Exactly reproduce the lines that follow.
--- START OF Given data ---
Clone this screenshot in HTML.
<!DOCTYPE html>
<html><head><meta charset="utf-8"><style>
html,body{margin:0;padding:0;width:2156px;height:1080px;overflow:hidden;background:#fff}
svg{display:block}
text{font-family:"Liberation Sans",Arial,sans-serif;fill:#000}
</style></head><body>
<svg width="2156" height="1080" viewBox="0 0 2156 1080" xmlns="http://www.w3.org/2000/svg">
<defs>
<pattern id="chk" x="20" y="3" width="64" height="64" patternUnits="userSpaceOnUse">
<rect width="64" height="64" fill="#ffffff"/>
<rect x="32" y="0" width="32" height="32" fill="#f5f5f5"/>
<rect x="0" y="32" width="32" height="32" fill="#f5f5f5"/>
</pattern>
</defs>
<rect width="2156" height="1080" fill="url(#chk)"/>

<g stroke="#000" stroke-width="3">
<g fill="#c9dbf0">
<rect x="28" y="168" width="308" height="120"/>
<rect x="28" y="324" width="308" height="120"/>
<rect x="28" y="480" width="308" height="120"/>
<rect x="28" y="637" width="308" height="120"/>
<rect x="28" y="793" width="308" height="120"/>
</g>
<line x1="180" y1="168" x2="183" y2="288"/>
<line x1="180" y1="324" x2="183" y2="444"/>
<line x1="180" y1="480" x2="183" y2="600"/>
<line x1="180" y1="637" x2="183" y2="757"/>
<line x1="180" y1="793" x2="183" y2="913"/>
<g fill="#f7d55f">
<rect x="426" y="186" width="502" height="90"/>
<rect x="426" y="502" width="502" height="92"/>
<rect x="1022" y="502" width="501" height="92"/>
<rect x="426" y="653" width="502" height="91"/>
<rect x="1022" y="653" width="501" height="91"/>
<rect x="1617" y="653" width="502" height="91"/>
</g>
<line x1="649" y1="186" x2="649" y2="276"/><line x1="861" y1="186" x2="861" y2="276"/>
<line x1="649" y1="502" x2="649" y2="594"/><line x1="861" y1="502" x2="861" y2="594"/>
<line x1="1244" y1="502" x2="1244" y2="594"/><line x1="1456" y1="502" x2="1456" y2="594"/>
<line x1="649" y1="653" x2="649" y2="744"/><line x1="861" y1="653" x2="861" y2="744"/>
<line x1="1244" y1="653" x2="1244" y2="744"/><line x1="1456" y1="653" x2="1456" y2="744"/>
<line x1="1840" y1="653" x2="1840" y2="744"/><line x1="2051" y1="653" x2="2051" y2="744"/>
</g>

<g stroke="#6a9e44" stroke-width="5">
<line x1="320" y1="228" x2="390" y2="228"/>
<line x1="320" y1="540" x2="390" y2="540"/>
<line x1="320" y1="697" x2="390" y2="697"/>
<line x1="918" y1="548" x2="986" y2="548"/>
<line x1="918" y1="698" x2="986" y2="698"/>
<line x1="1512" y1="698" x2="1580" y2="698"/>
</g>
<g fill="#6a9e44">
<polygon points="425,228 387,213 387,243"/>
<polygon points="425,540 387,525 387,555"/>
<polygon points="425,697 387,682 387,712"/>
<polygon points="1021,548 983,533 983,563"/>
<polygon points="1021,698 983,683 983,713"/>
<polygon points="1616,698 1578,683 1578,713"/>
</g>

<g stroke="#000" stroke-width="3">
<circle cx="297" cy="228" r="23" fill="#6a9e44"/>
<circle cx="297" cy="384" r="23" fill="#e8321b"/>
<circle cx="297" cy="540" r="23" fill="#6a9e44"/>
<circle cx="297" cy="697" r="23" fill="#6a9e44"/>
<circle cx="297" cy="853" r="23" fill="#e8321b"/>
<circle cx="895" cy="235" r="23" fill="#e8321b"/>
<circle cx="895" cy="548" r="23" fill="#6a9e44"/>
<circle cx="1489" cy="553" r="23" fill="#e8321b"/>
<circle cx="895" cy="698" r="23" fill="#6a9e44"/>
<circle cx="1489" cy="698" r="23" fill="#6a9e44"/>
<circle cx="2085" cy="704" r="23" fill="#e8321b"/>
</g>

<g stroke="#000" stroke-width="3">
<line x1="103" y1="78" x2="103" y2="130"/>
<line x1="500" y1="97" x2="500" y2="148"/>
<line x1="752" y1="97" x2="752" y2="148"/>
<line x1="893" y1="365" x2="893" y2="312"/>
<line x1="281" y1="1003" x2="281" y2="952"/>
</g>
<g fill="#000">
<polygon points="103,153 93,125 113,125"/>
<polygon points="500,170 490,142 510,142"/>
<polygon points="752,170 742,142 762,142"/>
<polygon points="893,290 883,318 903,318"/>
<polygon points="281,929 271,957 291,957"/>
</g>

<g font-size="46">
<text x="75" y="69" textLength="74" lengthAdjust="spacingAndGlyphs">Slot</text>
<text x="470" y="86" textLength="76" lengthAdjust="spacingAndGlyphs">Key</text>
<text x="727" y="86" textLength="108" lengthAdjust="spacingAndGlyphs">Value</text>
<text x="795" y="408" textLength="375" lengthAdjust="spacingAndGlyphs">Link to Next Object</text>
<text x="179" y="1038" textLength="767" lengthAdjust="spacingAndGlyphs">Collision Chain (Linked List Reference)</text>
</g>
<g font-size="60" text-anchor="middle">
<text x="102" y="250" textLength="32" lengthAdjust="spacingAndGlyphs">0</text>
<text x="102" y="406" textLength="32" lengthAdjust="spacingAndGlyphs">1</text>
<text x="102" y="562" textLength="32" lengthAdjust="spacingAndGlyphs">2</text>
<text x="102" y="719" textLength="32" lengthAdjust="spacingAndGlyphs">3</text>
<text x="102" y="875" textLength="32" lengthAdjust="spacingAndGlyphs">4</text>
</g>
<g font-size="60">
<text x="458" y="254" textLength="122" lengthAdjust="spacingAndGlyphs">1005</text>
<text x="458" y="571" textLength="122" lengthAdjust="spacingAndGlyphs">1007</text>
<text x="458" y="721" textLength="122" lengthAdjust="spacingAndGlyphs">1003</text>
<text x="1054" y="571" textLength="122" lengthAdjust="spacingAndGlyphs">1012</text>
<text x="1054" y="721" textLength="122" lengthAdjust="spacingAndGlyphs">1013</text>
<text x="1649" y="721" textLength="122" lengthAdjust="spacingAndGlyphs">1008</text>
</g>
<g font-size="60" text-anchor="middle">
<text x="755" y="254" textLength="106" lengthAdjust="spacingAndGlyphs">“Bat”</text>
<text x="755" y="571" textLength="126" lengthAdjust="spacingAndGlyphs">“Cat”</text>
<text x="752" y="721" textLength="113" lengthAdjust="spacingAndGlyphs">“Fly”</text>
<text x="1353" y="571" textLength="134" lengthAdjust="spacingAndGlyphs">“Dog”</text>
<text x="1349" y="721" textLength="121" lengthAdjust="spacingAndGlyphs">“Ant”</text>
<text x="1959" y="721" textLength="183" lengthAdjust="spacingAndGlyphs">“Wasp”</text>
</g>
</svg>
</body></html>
--- END OF Given data ---
• _Response_
Clone this screenshot in HTML.
<!DOCTYPE html>
<html><head><meta charset="utf-8"><style>
html,body{margin:0;padding:0;width:2156px;height:1080px;overflow:hidden;background:#fff}
svg{display:block}
text{font-family:"Liberation Sans",Arial,sans-serif;fill:#000}
</style></head><body>
<svg width="2156" height="1080" viewBox="0 0 2156 1080" xmlns="http://www.w3.org/2000/svg">
<defs>
<pattern id="chk" x="20" y="3" width="64" height="64" patternUnits="userSpaceOnUse">
<rect width="64" height="64" fill="#ffffff"/>
<rect x="32" y="0" width="32" height="32" fill="#f5f5f5"/>
<rect x="0" y="32" width="32" height="32" fill="#f5f5f5"/>
</pattern>
</defs>
<rect width="2156" height="1080" fill="url(#chk)"/>

<g stroke="#000" stroke-width="3">
<g fill="#c9dbf0">
<rect x="28" y="168" width="308" height="120"/>
<rect x="28" y="324" width="308" height="120"/>
<rect x="28" y="480" width="308" height="120"/>
<rect x="28" y="637" width="308" height="120"/>
<rect x="28" y="793" width="308" height="120"/>
</g>
<line x1="180" y1="168" x2="183" y2="288"/>
<line x1="180" y1="324" x2="183" y2="444"/>
<line x1="180" y1="480" x2="183" y2="600"/>
<line x1="180" y1="637" x2="183" y2="757"/>
<line x1="180" y1="793" x2="183" y2="913"/>
<g fill="#f7d55f">
<rect x="426" y="186" width="502" height="90"/>
<rect x="426" y="502" width="502" height="92"/>
<rect x="1022" y="502" width="501" height="92"/>
<rect x="426" y="653" width="502" height="91"/>
<rect x="1022" y="653" width="501" height="91"/>
<rect x="1617" y="653" width="502" height="91"/>
</g>
<line x1="649" y1="186" x2="649" y2="276"/><line x1="861" y1="186" x2="861" y2="276"/>
<line x1="649" y1="502" x2="649" y2="594"/><line x1="861" y1="502" x2="861" y2="594"/>
<line x1="1244" y1="502" x2="1244" y2="594"/><line x1="1456" y1="502" x2="1456" y2="594"/>
<line x1="649" y1="653" x2="649" y2="744"/><line x1="861" y1="653" x2="861" y2="744"/>
<line x1="1244" y1="653" x2="1244" y2="744"/><line x1="1456" y1="653" x2="1456" y2="744"/>
<line x1="1840" y1="653" x2="1840" y2="744"/><line x1="2051" y1="653" x2="2051" y2="744"/>
</g>

<g stroke="#6a9e44" stroke-width="5">
<line x1="320" y1="228" x2="390" y2="228"/>
<line x1="320" y1="540" x2="390" y2="540"/>
<line x1="320" y1="697" x2="390" y2="697"/>
<line x1="918" y1="548" x2="986" y2="548"/>
<line x1="918" y1="698" x2="986" y2="698"/>
<line x1="1512" y1="698" x2="1580" y2="698"/>
</g>
<g fill="#6a9e44">
<polygon points="425,228 387,213 387,243"/>
<polygon points="425,540 387,525 387,555"/>
<polygon points="425,697 387,682 387,712"/>
<polygon points="1021,548 983,533 983,563"/>
<polygon points="1021,698 983,683 983,713"/>
<polygon points="1616,698 1578,683 1578,713"/>
</g>

<g stroke="#000" stroke-width="3">
<circle cx="297" cy="228" r="23" fill="#6a9e44"/>
<circle cx="297" cy="384" r="23" fill="#e8321b"/>
<circle cx="297" cy="540" r="23" fill="#6a9e44"/>
<circle cx="297" cy="697" r="23" fill="#6a9e44"/>
<circle cx="297" cy="853" r="23" fill="#e8321b"/>
<circle cx="895" cy="235" r="23" fill="#e8321b"/>
<circle cx="895" cy="548" r="23" fill="#6a9e44"/>
<circle cx="1489" cy="553" r="23" fill="#e8321b"/>
<circle cx="895" cy="698" r="23" fill="#6a9e44"/>
<circle cx="1489" cy="698" r="23" fill="#6a9e44"/>
<circle cx="2085" cy="704" r="23" fill="#e8321b"/>
</g>

<g stroke="#000" stroke-width="3">
<line x1="103" y1="78" x2="103" y2="130"/>
<line x1="500" y1="97" x2="500" y2="148"/>
<line x1="752" y1="97" x2="752" y2="148"/>
<line x1="893" y1="365" x2="893" y2="312"/>
<line x1="281" y1="1003" x2="281" y2="952"/>
</g>
<g fill="#000">
<polygon points="103,153 93,125 113,125"/>
<polygon points="500,170 490,142 510,142"/>
<polygon points="752,170 742,142 762,142"/>
<polygon points="893,290 883,318 903,318"/>
<polygon points="281,929 271,957 291,957"/>
</g>

<g font-size="46">
<text x="75" y="69" textLength="74" lengthAdjust="spacingAndGlyphs">Slot</text>
<text x="470" y="86" textLength="76" lengthAdjust="spacingAndGlyphs">Key</text>
<text x="727" y="86" textLength="108" lengthAdjust="spacingAndGlyphs">Value</text>
<text x="795" y="408" textLength="375" lengthAdjust="spacingAndGlyphs">Link to Next Object</text>
<text x="179" y="1038" textLength="767" lengthAdjust="spacingAndGlyphs">Collision Chain (Linked List Reference)</text>
</g>
<g font-size="60" text-anchor="middle">
<text x="102" y="250" textLength="32" lengthAdjust="spacingAndGlyphs">0</text>
<text x="102" y="406" textLength="32" lengthAdjust="spacingAndGlyphs">1</text>
<text x="102" y="562" textLength="32" lengthAdjust="spacingAndGlyphs">2</text>
<text x="102" y="719" textLength="32" lengthAdjust="spacingAndGlyphs">3</text>
<text x="102" y="875" textLength="32" lengthAdjust="spacingAndGlyphs">4</text>
</g>
<g font-size="60">
<text x="458" y="254" textLength="122" lengthAdjust="spacingAndGlyphs">1005</text>
<text x="458" y="571" textLength="122" lengthAdjust="spacingAndGlyphs">1007</text>
<text x="458" y="721" textLength="122" lengthAdjust="spacingAndGlyphs">1003</text>
<text x="1054" y="571" textLength="122" lengthAdjust="spacingAndGlyphs">1012</text>
<text x="1054" y="721" textLength="122" lengthAdjust="spacingAndGlyphs">1013</text>
<text x="1649" y="721" textLength="122" lengthAdjust="spacingAndGlyphs">1008</text>
</g>
<g font-size="60" text-anchor="middle">
<text x="755" y="254" textLength="106" lengthAdjust="spacingAndGlyphs">“Bat”</text>
<text x="755" y="571" textLength="126" lengthAdjust="spacingAndGlyphs">“Cat”</text>
<text x="752" y="721" textLength="113" lengthAdjust="spacingAndGlyphs">“Fly”</text>
<text x="1353" y="571" textLength="134" lengthAdjust="spacingAndGlyphs">“Dog”</text>
<text x="1349" y="721" textLength="121" lengthAdjust="spacingAndGlyphs">“Ant”</text>
<text x="1959" y="721" textLength="183" lengthAdjust="spacingAndGlyphs">“Wasp”</text>
</g>
</svg>
</body></html>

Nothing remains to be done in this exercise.